I actually would log each query with its parameter (startTime, endTime query, nodeId etc).
We later than can run different kind of analysis than if we just have the duration and thread count.


Ted Dunning added a comment - 28/Apr/09 09:03 PM

Right it is about to increase the queries per second and not really matters how many threads it is.

Actually, the number does matter a bit. It is important for the distribution of query arrival times to have a relatively large number of threads going. This is even more important when each query starts to take a while.

In general, the overall average time between queries should be much less than the average for each thread and the average response time for a single query should be much less than the random variation that the query thread adds.

Clock synchronization is not an issue because ... I am doing this by sending a message to all of the test nodes. So the changed parameter set would take affect at all nodes at the (more or less) same time.

It would only be an issue if you look at logs from different nodes that report the same events at different times.
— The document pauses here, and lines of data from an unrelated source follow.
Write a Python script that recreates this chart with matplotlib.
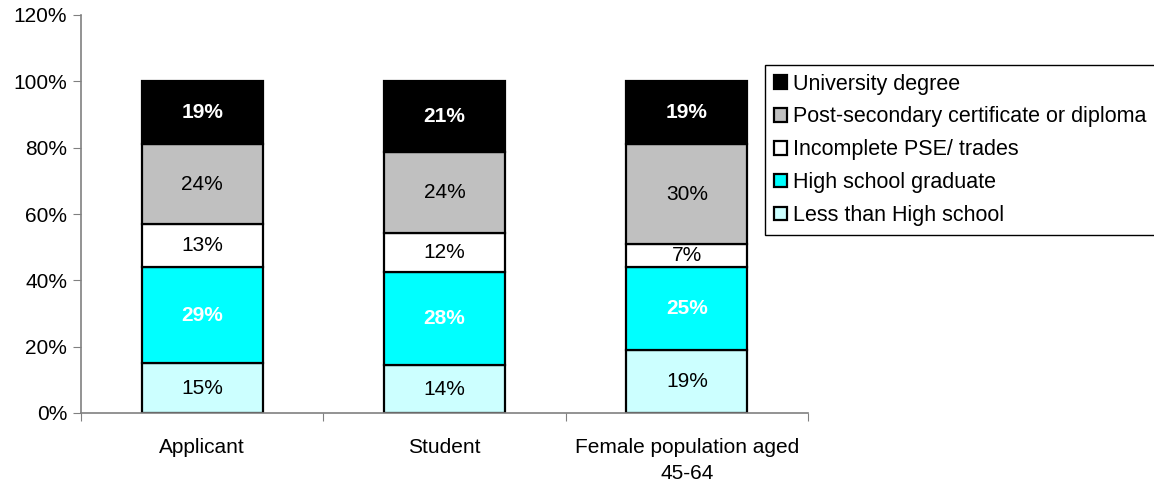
import numpy as np
import matplotlib.pyplot as plt
from matplotlib.ticker import PercentFormatter

plt.rcParams['font.family'] = ['Liberation Sans', 'DejaVu Sans']

categories = ['Applicant', 'Student', 'Female population aged\n45-64']
series = ['Less than High school', 'High school graduate', 'Incomplete PSE/ trades',
          'Post-secondary certificate or diploma', 'University degree']
less_hs = [15, 14.4, 19]
hs_grad = [29, 28.0, 25]
incomplete = [13, 11.8, 7]
post_sec = [24, 24.4, 30]
university = [19, 21.4, 19]

colors = ['#ccffff', '#00ffff', '#ffffff', '#c0c0c0', '#000000']
text_styles = [('black', 'normal'), ('white', 'bold'), ('black', 'normal'),
               ('black', 'normal'), ('white', 'bold')]
FS = 15

fig = plt.figure(figsize=(11.54, 4.87), dpi=100)
ax = fig.add_axes([81 / 1154, 74 / 487, 727 / 1154, 398 / 487])

x = np.arange(len(categories))
bottom = np.zeros(len(categories))
handles = []
for vals, name, col, (tc, tw) in zip([less_hs, hs_grad, incomplete, post_sec, university],
                                     series, colors, text_styles):
    vals = np.array(vals, dtype=float)
    b = ax.bar(x, vals, 0.5, bottom=bottom, color=col, edgecolor='black',
               linewidth=1.6, label=name)
    handles.append(b)
    for xi, v, bt in zip(x, vals, bottom):
        ax.text(xi, bt + v / 2, f'{round(v):d}%', ha='center', va='center',
                color=tc, fontweight=tw, fontsize=FS)
    bottom += vals

ax.set_xlim(-0.5, 2.5)
ax.set_ylim(0, 120)
ax.set_yticks(range(0, 121, 20))
ax.yaxis.set_major_formatter(PercentFormatter(decimals=0))
ax.set_xticks([-0.5, 0.5, 1.5, 2.5], minor=False)
ax.set_xticklabels([])
ax.set_xticks(x, minor=True)
ax.set_xticklabels(categories, minor=True, fontsize=FS, linespacing=1.45)
ax.tick_params(axis='x', which='minor', length=0, pad=18)
ax.tick_params(axis='x', which='major', length=6, color='#808080', direction='out')
ax.tick_params(axis='y', length=6, color='#808080', labelsize=FS, pad=4)
for s in ['top', 'right']:
    ax.spines[s].set_visible(False)
for s in ['left', 'bottom']:
    ax.spines[s].set_color('#808080')
    ax.spines[s].set_linewidth(1.2)

leg = fig.legend(handles[::-1], series[::-1], loc='upper left',
                 bbox_to_anchor=(765 / 1154, 1 - 65 / 487), fontsize=15.5,
                 frameon=True, fancybox=False, edgecolor='black', framealpha=1,
                 handlelength=0.6, handleheight=0.6, handletextpad=0.3,
                 labelspacing=0.55, borderpad=0.4, borderaxespad=0)
leg.get_frame().set_linewidth(1.0)

fig.savefig('out.png', dpi=100)
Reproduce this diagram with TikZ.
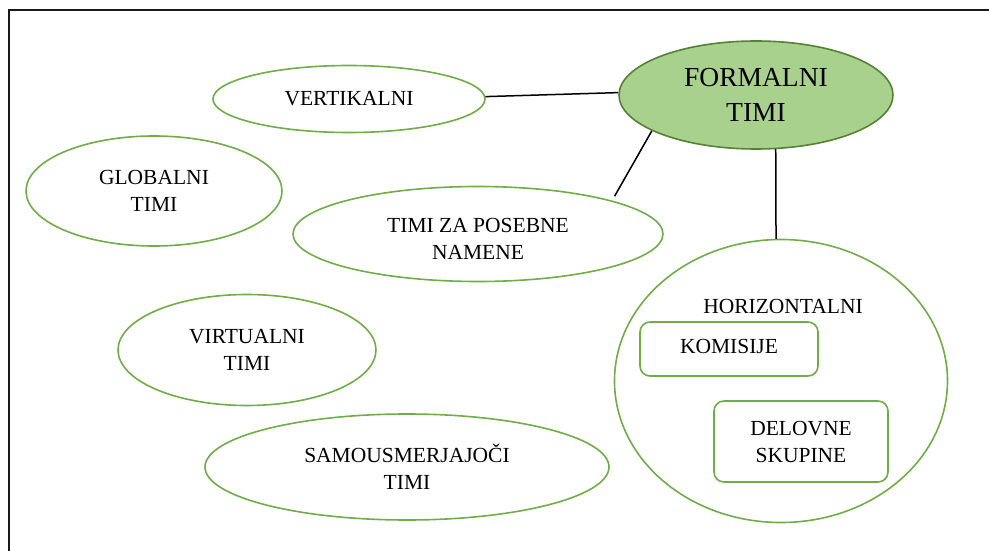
\documentclass[tikz,border=0pt]{standalone}
\usepackage{fontspec}
\setmainfont{Liberation Serif}
\usetikzlibrary{shapes.geometric}
\definecolor{leafgreen}{HTML}{70AD47}
\definecolor{leaffill}{HTML}{A9D18E}
\definecolor{darkleaf}{HTML}{548235}

\begin{document}
\begin{tikzpicture}[x=1pt,y=-1pt,
  team/.style={ellipse, draw=leafgreen, line width=1.6pt, inner sep=0pt,
    align=center, font=\fontsize{21.5}{27}\selectfont},
  core/.style={team, fill=leaffill, draw=darkleaf, font=\fontsize{27.5}{35}\selectfont},
  unit/.style={rectangle, rounded corners=10pt, draw=leafgreen, line width=1.6pt,
    inner sep=0pt, align=center, font=\fontsize{21.5}{27}\selectfont},
  caption/.style={inner sep=0pt, align=center, font=\fontsize{21.5}{27}\selectfont},
  link/.style={line width=1.5pt, black}]
\useasboundingbox (0,0) rectangle (989,551);
% page frame
\draw[line width=2pt, black!90] (989,10) -- (9,10) -- (9,551);

% team types
\node[core, minimum width=274pt, minimum height=108pt] (formal) at (756,95) {FORMALNI\\TIMI};
\node[team, minimum width=272pt, minimum height=67pt] (vert) at (349,99) {VERTIKALNI};
\node[team, minimum width=256pt, minimum height=110pt] (glob) at (154,191) {GLOBALNI\\TIMI};
\node[team, minimum width=370pt, minimum height=95pt] (poseb) at (478,234) {};
\node[caption] (posebtext) at ([yshift=-5pt]poseb.center) {TIMI ZA POSEBNE\\NAMENE};
\node[team, minimum width=258pt, minimum height=111pt] (virt) at (247,350) {VIRTUALNI\\TIMI};
\node[team, minimum width=404pt, minimum height=106pt] (samo) at (407,467) {SAMOUSMERJAJOČI\\TIMI};

% horizontal teams and their subgroups
\node[team, minimum width=333pt, minimum height=283pt] (horiz) at (781,381) {};
\node[caption] (horizlabel) at (783,306) {HORIZONTALNI};
\node[unit, minimum width=178pt, minimum height=54pt] (komis) at (729,349) {};
\node[caption] (komistext) at ([yshift=3pt]komis.center) {KOMISIJE};
\node[unit, minimum width=174pt, minimum height=81pt] (delov) at (801,441.5) {DELOVNE\\SKUPINE};

% connections to formal teams
\draw[link] (vert.1) -- (formal.179);
\draw[link, shorten >=5pt] (formal.199) -- (poseb.14);
\draw[link] (formal.290) -- (horiz.92);
\end{tikzpicture}
\end{document}
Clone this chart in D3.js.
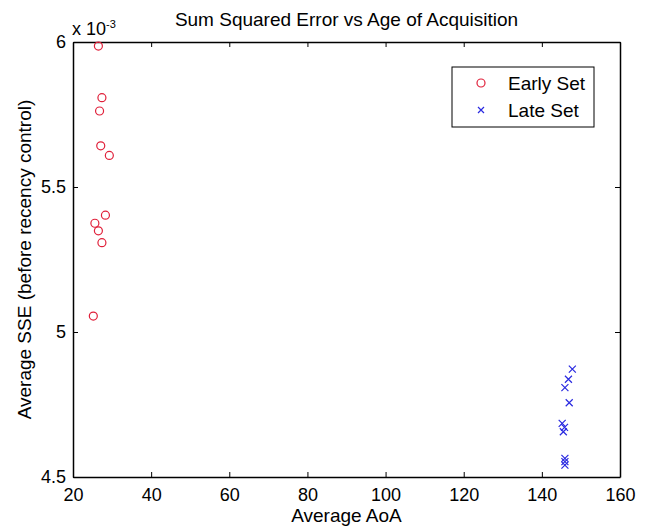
<!DOCTYPE html>
<html>
<head>
<meta charset="utf-8">
<script src="https://cdn.jsdelivr.net/npm/d3@7"></script>
<style>
  body { margin: 0; background: #fff; }
  text { font-family: "Liberation Sans", Arial, sans-serif; fill: #000; }
</style>
</head>
<body>
<div id="chart"></div>
<script>
// Early set: average AoA vs average SSE (x 10^-3)
const earlyAoA = [26.5, 27.4, 26.8, 27.1, 29.3, 28.3, 25.6, 26.5, 27.4, 25.2];
const earlySSE = [5.986, 5.808, 5.762, 5.642, 5.609, 5.403, 5.375, 5.349, 5.308, 5.055];

// Late set
const lateAoA = [147.8, 146.8, 145.9, 147.0, 145.2, 145.8, 145.5, 145.9, 145.9, 145.9];
const lateSSE = [4.872, 4.837, 4.808, 4.756, 4.685, 4.671, 4.656, 4.564, 4.553, 4.541];

const xTicks = [20, 40, 60, 80, 100, 120, 140, 160];
const yTicks = [4.5, 5, 5.5, 6];
const seriesNames = ["Early Set", "Late Set"];

const width = 649, height = 527;
const margin = { top: 42, right: 29, bottom: 50, left: 73 };

const svg = d3.select("#chart").append("svg")
    .attr("width", width)
    .attr("height", height);

const x = d3.scaleLinear().domain([20, 160]).range([margin.left, width - margin.right]);
const y = d3.scaleLinear().domain([4.5, 6]).range([height - margin.bottom, margin.top]);

const tickLen = 5;

// Axes (MATLAB style: ticks inside, box on)
const fontSize = "18px";
const gx = svg.append("g")
    .attr("transform", `translate(0,${y(4.5)})`)
    .call(d3.axisBottom(x).tickValues(xTicks).tickSizeInner(-tickLen).tickSizeOuter(0).tickPadding(10));
const gxTop = svg.append("g")
    .attr("transform", `translate(0,${y(6)})`)
    .call(d3.axisTop(x).tickValues(xTicks).tickSizeInner(-tickLen).tickSizeOuter(0).tickFormat(""));
const gy = svg.append("g")
    .attr("transform", `translate(${x(20)},0)`)
    .call(d3.axisLeft(y).tickValues(yTicks).tickSizeInner(-tickLen).tickSizeOuter(0).tickPadding(7).tickFormat(d3.format("")));
const gyRight = svg.append("g")
    .attr("transform", `translate(${x(160)},0)`)
    .call(d3.axisRight(y).tickValues(yTicks).tickSizeInner(-tickLen).tickSizeOuter(0).tickFormat(""));

[gx, gxTop, gy, gyRight].forEach(g => {
    g.select(".domain").attr("stroke", "#000").attr("stroke-width", 1.5);
    g.selectAll(".tick line").attr("stroke", "#000").attr("stroke-width", 1);
    g.selectAll(".tick text").attr("font-size", fontSize).attr("fill", "#000")
        .style("font-family", '"Liberation Sans", Arial, sans-serif');
});
gx.selectAll(".tick text").attr("dy", "0.75em");

// Exponent label
const expo = svg.append("text")
    .attr("x", x(20) - 1)
    .attr("y", 35)
    .attr("font-size", "18px");
expo.append("tspan").text("x 10");
expo.append("tspan").attr("dy", -7).attr("font-size", "11px").text("-3");

// Title and axis labels
svg.append("text")
    .attr("x", (x(20) + x(160)) / 2)
    .attr("y", 26)
    .attr("text-anchor", "middle")
    .attr("font-size", "19px")
    .text("Sum Squared Error vs Age of Acquisition");

svg.append("text")
    .attr("x", (x(20) + x(160)) / 2)
    .attr("y", 522)
    .attr("text-anchor", "middle")
    .attr("font-size", "19px")
    .text("Average AoA");

svg.append("text")
    .attr("transform", `translate(31,${(y(4.5) + y(6)) / 2}) rotate(-90)`)
    .attr("text-anchor", "middle")
    .attr("font-size", "19px")
    .text("Average SSE (before recency control)");

const red = "#e0203a";
const blue = "#2a2ae0";

// Early set markers: circles
svg.append("g").selectAll("circle")
    .data(d3.zip(earlyAoA, earlySSE))
    .join("circle")
    .attr("cx", d => x(d[0]))
    .attr("cy", d => y(d[1]))
    .attr("r", 4)
    .attr("fill", "none")
    .attr("stroke", red)
    .attr("stroke-width", 1.2);

// Late set markers: crosses
const cross = (cx, cy, s) => `M${cx - s},${cy - s}L${cx + s},${cy + s}M${cx - s},${cy + s}L${cx + s},${cy - s}`;
svg.append("g").selectAll("path")
    .data(d3.zip(lateAoA, lateSSE))
    .join("path")
    .attr("d", d => cross(x(d[0]), y(d[1]), 3.5))
    .attr("fill", "none")
    .attr("stroke", blue)
    .attr("stroke-width", 1.2);

// Legend
const lg = svg.append("g");
lg.append("rect")
    .attr("x", 452).attr("y", 67)
    .attr("width", 142).attr("height", 60)
    .attr("fill", "#fff")
    .attr("stroke", "#000")
    .attr("stroke-width", 1);
lg.append("circle")
    .attr("cx", 481).attr("cy", 83).attr("r", 4)
    .attr("fill", "none").attr("stroke", red).attr("stroke-width", 1.2);
lg.append("path")
    .attr("d", cross(481, 110, 3))
    .attr("fill", "none").attr("stroke", blue).attr("stroke-width", 1.2);
lg.selectAll("text.leg")
    .data(seriesNames)
    .join("text")
    .attr("class", "leg")
    .attr("x", 508)
    .attr("y", (d, i) => 83 + i * 27)
    .attr("dy", "0.35em")
    .attr("font-size", "19px")
    .text(d => d);
</script>
</body>
</html>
If you log the message that controls query rate, then you should be in great shape. Likewise, you should be fine with EC2 nodes started by a standard kernel since they usually synchronize on boot and don't survive long after boot time.


Peter Voss added a comment - 01/May/09 02:45 PM
According to your comments (thanks for the great input) I have made a few changes to the code. During load testing the query rates is increased now. The number of threads is just an internal detail that is computed depending on the query rate. When starting a load test one can specify the following values:
1. Number of test searcher nodes to use
2. Start query rate (in queries per second)
3. End query rate
4. Query rate step
5. Time per test in ms (the period of time before the query rate gets changed, this probably should be something like 10000 or 30000)
6. Query details

The query rate gets distributed on the test searcher nodes. E.g. when having 5 nodes and a requested query rate of 100, each node will fire search requests at a rate of 20 queries per second.

When running at a query rate of 1 queries per seconds I am using 1 thread and an inter-query time of (1000ms - actual query duration). To randomize this a bit I am using random( 2 * (1000ms - actual query duration) ).

I am writing out statistics for each query (query rate, node id, start time, end time, elapsed time, query).
I am also writing out end results for each test iteration (requested query rate, achieved query rate, number of failed tests, average search duration, standard deviation)

So I think this should be a good start. The only part that really is missing is to use a dictionary of queries to avoid Lucene caching, We also need to build a proper example index that is suitable for load tests.


Peter Voss added a comment - 31/Oct/09 05:36 PM
I am currently migrating the existing load test code to the new design provided by KATTA-54 beginning of next week. I hope that I can finish my work beginning of next week.

Johannes Zillmann added a comment - 08/Dec/09 01:47 PM
Hey Peter, what is the status of this ?

Johannes Zillmann added a comment - 07/Jan/10 04:59 PM
I ported Peters code to the current katta.
I did a simplification in having one thread per query (this was more robust when coming into the limit area),

The loadtest is executed on a seperate katta cluster. So to run it you start one zookeeper and two katta clusters with different rootPathes.
For some shortcomings with the current implementation i opened KATTA-108.

I will update the documentation soon.